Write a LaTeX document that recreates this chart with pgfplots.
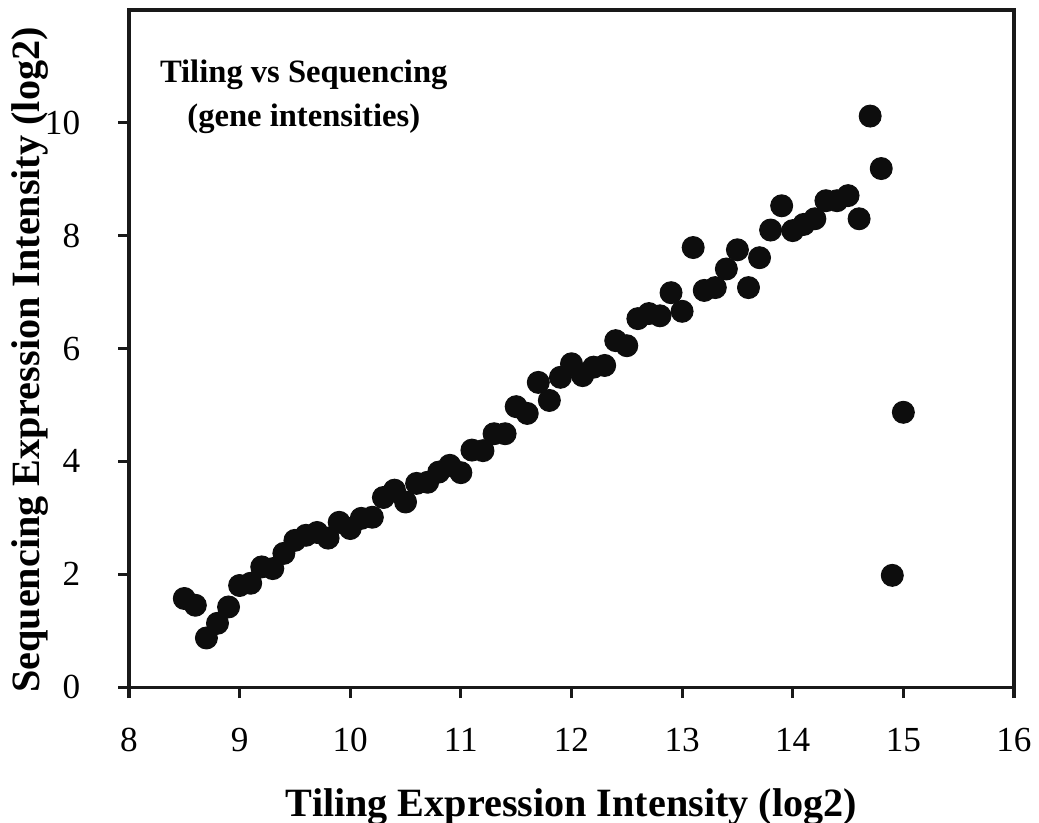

■ ■ ■ ■ ■

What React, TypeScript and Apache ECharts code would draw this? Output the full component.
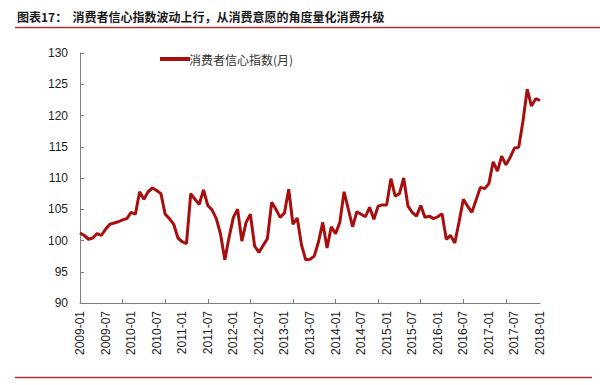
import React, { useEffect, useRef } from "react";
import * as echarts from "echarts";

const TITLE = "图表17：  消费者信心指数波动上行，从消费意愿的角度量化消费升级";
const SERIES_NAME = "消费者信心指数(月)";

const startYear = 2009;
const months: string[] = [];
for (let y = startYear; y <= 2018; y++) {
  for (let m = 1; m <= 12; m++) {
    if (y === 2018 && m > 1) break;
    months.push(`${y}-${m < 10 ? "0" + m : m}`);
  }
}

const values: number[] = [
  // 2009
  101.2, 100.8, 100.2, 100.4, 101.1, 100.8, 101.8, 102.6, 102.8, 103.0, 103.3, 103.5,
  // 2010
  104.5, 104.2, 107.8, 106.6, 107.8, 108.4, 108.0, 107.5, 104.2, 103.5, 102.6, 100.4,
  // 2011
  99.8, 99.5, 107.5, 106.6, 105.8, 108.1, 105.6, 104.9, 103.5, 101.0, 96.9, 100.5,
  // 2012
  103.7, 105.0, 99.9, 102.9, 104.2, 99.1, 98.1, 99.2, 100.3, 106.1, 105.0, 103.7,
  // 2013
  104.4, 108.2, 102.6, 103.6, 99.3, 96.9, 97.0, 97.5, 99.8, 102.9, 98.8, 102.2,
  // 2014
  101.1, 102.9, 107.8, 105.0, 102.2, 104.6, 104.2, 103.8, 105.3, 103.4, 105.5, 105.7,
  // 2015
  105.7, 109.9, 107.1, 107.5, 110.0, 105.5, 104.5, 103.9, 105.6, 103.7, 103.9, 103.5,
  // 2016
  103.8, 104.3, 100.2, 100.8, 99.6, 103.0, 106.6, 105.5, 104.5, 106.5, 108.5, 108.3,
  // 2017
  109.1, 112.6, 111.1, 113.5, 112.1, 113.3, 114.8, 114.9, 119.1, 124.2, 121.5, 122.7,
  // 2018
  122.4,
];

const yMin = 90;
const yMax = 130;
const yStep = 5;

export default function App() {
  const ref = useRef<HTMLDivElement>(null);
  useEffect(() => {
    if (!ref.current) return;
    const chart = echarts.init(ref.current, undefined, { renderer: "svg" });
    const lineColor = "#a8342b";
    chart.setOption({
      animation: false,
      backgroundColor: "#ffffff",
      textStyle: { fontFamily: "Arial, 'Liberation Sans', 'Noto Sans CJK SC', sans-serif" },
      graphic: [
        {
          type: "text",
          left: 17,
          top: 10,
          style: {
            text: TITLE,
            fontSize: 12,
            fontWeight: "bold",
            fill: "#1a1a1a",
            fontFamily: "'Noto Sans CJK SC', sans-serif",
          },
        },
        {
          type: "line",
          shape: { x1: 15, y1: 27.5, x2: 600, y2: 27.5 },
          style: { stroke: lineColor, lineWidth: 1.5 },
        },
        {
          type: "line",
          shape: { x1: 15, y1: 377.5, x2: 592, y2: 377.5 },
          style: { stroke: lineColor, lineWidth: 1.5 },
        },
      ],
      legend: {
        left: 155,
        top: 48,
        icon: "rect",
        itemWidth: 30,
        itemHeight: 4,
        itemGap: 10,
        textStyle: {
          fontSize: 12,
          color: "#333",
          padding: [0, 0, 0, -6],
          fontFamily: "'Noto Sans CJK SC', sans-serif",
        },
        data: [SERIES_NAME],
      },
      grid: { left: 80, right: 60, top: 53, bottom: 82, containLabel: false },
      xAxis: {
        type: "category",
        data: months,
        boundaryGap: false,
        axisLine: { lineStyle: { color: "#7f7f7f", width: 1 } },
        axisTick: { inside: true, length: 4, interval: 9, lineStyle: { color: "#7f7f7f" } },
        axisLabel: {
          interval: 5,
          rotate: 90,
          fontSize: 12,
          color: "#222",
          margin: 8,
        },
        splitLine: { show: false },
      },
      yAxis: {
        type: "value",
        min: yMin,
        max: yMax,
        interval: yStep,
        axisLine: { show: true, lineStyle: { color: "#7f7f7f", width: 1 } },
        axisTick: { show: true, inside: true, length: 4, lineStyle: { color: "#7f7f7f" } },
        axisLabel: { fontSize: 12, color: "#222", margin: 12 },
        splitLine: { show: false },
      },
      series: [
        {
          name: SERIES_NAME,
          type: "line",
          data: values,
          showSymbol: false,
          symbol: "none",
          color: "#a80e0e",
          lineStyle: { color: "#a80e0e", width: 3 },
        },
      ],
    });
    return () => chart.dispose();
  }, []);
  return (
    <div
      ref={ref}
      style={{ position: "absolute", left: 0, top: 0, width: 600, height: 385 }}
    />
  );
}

■ ■ ■ ■ ■

**Task to complete:**
Identify the lines that hold the word "React". Copy every one of them.

**Complete output:**
What React, TypeScript and Apache ECharts code would draw this? Output the full component.
import React, { useEffect, useRef } from "react";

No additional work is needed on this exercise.